The new unit at Hakalau will be solar-powered and is one of 28 siren upgrades on Hawaii Island that are funded and scheduled to be completed by the end of this year, said state Civil Defense spokeswoman Shelly Kunishige.
Kunishige wouldn’t comment on the legal attempts to recover the costs, but said the problem is that the Hakalau siren is “an obsolete mechanical siren and the control box was smashed.” Kunishige said replacement parts are no longer manufactured for the siren’s control system. She said the Hakalau siren will be upgraded as part of the state’s Siren Modernization Project that will include a new pole, controls and communication system along with a new electronic siren.
“We expect this to be upgraded by the end of 2012,” Kunishige said, with funds from the state Capitol Improvement Project funds for sirens.
The tsunami warning system in Hawaii was last used on March 11, 2011, after the 9.0-magnitude Honshu earthquake devastated the northeast coastal region of Japan, generating a powerful tsunami that spread throughout the Pacific. The Big Island reported $30 million of property damage, mostly in West Hawaii, but few injuries and no deaths. On Feb. 26, 2010, an 8.8-magnitude quake in Chile also prompted the sirens to sound, but no damaging waves were reported in the islands.
In addition to the siren warnings, police, Civil Defense and other emergency officials routinely search Hawaii Island coastlines in such situations to warn people of pending dangers, said County Civil Defense Administrator John Drummond.
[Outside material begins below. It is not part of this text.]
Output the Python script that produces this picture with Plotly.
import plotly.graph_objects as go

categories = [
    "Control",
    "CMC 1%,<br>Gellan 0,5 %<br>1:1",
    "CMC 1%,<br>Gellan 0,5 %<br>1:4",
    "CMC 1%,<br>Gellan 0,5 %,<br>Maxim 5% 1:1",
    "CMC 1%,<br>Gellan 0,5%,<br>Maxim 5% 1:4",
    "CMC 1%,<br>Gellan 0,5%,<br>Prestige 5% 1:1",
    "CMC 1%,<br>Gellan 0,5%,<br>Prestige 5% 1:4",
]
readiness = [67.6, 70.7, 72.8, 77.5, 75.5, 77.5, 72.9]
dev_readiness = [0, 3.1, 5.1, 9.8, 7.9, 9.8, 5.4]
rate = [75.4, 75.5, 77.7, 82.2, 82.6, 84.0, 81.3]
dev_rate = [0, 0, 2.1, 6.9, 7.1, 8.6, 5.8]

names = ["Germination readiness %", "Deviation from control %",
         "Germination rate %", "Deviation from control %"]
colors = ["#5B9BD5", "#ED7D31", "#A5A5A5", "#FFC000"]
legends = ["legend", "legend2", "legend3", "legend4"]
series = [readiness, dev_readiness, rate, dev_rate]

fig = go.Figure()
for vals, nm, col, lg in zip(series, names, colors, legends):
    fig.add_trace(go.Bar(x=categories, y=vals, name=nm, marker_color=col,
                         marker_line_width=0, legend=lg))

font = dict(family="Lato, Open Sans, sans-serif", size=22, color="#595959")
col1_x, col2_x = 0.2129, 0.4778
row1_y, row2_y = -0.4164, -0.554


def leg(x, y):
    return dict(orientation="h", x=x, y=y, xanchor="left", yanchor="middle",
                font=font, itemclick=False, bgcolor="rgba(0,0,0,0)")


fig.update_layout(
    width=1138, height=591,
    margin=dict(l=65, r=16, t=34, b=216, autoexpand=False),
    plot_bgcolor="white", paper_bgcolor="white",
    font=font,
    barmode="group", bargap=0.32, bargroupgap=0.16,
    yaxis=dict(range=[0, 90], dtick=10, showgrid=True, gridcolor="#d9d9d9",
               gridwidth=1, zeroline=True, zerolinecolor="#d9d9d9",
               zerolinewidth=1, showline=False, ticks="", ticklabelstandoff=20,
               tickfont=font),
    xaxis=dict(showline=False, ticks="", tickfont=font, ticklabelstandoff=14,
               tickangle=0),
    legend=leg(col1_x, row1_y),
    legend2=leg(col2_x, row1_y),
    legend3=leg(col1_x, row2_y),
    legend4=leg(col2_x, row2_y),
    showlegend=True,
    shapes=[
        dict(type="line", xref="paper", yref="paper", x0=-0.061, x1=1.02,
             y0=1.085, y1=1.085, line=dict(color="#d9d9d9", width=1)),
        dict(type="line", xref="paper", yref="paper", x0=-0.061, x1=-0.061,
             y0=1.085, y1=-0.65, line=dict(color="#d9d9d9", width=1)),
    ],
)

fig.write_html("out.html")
Civil Air Patrol aircraft mounted with loudspeakers and county helicopters are also used to patrol shorelines when tsunami warnings are sounded.
The sirens are tested on the first day of each month at 11:45 a.m. Drummond said the July test revealed that in addition to Hakalau, sirens in Honokaa, Waiaka and Keaau (Shipman Park) were also inoperable. Drummond said the list changes from month to month as the Police Department’s Radio Division personnel attempt to repair the sirens. If they cannot repair a siren, it is reported to the state.
Reed said last week that the smashed box is still there. “It remains the tangled mess it was on Jan. 11, 2011,” he said.
Reed would rather not have to rely solely on emergency officials for alerting people to an oncoming tsunami, however, and said that if a nearby earthquake struck, there might not be enough time for personnel to get to all the people along the coastline. “It would sure be nice to have that siren.”